'''

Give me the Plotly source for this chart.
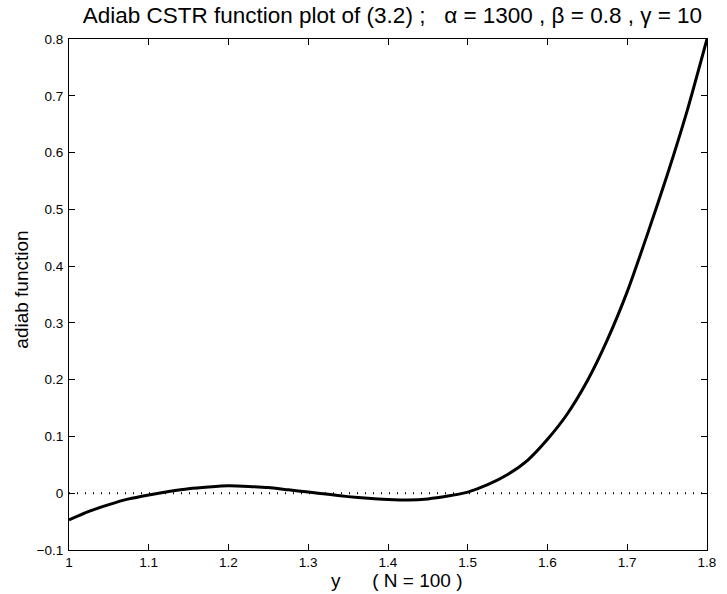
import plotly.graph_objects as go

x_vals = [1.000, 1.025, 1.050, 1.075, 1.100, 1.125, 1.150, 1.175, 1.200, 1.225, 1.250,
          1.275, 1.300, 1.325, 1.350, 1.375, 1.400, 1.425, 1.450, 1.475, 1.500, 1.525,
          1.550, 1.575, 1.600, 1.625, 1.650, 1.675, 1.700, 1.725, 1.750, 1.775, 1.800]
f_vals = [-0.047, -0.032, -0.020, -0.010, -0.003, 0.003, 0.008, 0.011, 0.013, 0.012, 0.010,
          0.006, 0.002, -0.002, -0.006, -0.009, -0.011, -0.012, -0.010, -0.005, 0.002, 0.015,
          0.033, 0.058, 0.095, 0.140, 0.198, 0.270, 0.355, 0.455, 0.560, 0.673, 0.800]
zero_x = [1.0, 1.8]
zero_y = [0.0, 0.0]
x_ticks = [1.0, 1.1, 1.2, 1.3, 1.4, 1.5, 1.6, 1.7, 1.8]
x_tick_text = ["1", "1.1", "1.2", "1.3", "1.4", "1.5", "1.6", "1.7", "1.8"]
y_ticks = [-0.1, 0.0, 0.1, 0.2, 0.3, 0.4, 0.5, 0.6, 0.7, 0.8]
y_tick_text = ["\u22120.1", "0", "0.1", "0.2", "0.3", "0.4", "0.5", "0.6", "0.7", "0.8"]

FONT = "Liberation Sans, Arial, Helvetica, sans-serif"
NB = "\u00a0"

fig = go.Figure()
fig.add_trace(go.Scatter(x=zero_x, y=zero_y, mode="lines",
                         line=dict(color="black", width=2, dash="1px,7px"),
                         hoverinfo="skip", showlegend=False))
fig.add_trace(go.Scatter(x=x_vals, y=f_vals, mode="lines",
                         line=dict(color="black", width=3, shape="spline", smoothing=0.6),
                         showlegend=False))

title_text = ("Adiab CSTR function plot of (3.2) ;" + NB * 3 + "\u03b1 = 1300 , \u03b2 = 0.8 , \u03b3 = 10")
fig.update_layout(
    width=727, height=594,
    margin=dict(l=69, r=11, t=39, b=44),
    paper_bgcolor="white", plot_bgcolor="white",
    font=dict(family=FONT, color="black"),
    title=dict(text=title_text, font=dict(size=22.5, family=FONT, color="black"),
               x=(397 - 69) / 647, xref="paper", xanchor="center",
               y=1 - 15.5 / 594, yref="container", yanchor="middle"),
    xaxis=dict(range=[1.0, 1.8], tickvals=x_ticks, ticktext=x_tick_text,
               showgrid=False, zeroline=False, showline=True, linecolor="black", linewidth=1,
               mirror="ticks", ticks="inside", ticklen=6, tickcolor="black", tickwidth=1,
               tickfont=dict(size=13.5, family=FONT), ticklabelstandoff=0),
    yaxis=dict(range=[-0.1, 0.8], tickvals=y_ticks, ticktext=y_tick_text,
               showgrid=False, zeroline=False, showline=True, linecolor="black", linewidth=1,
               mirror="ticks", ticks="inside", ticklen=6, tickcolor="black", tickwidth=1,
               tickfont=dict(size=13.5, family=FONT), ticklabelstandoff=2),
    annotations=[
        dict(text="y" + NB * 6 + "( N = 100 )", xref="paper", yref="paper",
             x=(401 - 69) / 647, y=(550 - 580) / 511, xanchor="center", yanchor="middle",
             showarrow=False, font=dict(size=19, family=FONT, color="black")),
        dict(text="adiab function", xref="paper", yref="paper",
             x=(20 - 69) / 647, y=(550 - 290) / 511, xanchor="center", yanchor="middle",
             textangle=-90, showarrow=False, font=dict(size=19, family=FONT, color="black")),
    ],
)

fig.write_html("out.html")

'''
'''

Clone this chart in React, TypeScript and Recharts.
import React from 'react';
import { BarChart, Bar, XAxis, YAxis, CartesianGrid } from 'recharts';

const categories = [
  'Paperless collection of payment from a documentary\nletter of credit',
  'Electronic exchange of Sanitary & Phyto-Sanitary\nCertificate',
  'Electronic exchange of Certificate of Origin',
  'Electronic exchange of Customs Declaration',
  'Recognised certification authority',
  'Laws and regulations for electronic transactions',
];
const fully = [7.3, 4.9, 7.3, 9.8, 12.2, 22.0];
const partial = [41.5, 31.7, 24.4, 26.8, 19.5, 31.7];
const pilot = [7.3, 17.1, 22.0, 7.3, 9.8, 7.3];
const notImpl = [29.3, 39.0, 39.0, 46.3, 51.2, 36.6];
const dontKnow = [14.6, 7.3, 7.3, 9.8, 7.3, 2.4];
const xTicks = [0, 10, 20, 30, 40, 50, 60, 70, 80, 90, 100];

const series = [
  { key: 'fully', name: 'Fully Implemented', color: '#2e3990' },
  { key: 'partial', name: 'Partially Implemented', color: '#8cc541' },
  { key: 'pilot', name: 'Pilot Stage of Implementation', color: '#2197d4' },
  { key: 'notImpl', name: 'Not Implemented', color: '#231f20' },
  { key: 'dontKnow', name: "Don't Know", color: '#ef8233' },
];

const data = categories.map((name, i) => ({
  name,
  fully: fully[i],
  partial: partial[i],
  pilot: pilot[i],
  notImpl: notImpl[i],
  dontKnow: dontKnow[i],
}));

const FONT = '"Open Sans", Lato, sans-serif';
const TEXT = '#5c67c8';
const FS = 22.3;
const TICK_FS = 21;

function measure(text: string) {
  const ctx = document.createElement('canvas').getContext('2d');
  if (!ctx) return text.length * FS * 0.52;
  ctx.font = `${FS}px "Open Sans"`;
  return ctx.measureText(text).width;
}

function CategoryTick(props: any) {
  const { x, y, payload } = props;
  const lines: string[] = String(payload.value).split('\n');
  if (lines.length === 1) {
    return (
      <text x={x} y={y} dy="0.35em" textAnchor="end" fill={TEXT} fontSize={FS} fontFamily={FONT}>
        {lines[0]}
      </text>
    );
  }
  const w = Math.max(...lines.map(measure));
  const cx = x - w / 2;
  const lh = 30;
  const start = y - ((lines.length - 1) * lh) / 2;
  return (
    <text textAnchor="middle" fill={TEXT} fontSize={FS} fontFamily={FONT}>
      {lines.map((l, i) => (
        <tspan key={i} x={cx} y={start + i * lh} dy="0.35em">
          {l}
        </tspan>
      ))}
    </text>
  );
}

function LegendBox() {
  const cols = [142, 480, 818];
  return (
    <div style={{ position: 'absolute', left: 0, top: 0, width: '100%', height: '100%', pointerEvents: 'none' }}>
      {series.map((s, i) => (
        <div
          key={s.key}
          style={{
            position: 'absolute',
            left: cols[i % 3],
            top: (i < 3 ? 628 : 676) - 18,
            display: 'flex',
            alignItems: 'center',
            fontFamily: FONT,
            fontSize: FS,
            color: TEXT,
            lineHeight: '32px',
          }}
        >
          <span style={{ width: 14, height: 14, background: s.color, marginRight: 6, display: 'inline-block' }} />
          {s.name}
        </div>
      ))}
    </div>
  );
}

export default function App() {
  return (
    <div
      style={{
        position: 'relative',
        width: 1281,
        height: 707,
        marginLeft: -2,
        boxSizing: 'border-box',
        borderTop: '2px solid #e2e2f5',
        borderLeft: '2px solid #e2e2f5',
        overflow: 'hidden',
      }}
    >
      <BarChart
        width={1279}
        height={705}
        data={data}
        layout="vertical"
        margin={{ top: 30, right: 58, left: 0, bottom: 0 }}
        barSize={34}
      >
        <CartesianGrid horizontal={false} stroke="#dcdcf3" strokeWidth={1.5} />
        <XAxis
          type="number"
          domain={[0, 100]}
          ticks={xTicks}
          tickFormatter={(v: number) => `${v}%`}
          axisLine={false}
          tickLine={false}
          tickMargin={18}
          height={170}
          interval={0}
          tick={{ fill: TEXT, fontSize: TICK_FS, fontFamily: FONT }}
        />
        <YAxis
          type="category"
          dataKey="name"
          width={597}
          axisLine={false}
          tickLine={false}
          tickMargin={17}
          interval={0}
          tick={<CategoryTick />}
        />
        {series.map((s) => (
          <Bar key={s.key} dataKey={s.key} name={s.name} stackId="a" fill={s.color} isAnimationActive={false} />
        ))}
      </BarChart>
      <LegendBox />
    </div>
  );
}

'''
'''

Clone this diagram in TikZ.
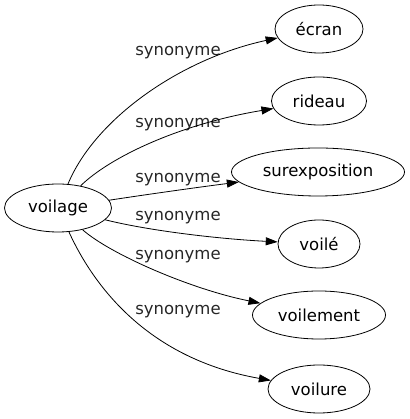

'''

WHAT THE EXERCISE ASKS:
Find each line holding the string "React" and copy it out.

EXERCISE RESPONSE:
Clone this chart in React, TypeScript and Recharts.
import React from 'react';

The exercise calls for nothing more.